- _SET EXERCISE_
Go through the material below and copy all lines with "Apache".

- _TASK INPUT_

- - -

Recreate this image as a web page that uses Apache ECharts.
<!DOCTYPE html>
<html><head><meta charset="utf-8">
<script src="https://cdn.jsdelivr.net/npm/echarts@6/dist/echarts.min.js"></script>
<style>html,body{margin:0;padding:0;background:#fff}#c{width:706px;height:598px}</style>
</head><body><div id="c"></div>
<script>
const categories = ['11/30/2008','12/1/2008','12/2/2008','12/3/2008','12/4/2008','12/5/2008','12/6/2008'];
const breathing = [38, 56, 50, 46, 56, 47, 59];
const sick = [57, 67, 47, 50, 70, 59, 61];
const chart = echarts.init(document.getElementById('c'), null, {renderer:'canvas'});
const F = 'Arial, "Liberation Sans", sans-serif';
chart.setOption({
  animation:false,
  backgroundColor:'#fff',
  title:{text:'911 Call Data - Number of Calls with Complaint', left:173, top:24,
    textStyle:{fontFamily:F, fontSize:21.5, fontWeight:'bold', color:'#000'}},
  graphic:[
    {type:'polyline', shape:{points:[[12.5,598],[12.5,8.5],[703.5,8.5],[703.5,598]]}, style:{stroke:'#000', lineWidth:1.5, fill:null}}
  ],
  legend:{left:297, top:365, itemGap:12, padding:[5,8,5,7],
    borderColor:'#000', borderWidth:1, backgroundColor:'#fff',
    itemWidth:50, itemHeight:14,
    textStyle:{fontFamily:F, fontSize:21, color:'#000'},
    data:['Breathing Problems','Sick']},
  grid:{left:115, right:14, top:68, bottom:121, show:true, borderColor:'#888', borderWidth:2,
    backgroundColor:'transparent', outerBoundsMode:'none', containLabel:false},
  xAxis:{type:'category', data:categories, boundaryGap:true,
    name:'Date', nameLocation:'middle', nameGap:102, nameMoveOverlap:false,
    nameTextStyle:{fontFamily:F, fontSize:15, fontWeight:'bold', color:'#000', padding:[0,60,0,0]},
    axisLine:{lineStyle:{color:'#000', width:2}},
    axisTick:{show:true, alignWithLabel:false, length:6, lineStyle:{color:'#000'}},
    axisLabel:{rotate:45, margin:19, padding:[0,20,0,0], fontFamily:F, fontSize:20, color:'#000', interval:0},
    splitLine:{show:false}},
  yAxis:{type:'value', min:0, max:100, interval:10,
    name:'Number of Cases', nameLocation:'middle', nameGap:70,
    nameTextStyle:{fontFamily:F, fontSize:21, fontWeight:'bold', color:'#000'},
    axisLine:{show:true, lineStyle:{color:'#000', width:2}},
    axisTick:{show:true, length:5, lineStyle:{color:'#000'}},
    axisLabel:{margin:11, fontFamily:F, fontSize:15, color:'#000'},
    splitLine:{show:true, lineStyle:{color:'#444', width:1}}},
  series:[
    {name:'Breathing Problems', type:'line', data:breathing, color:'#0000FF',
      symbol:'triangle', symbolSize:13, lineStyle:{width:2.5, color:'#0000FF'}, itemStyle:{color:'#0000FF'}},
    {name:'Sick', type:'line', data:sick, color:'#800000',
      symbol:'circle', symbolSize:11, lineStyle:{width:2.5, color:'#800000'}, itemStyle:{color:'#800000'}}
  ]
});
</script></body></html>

- - -

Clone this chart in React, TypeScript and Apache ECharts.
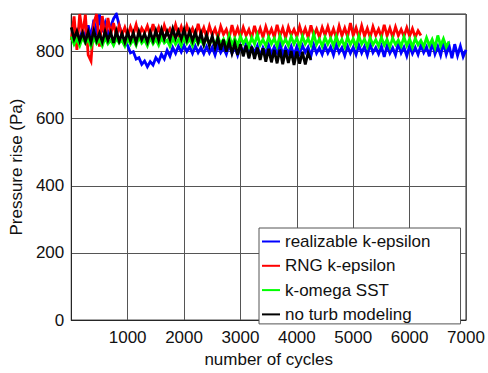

- - -

- _ANSWER_
Recreate this image as a web page that uses Apache ECharts.
Clone this chart in React, TypeScript and Apache ECharts.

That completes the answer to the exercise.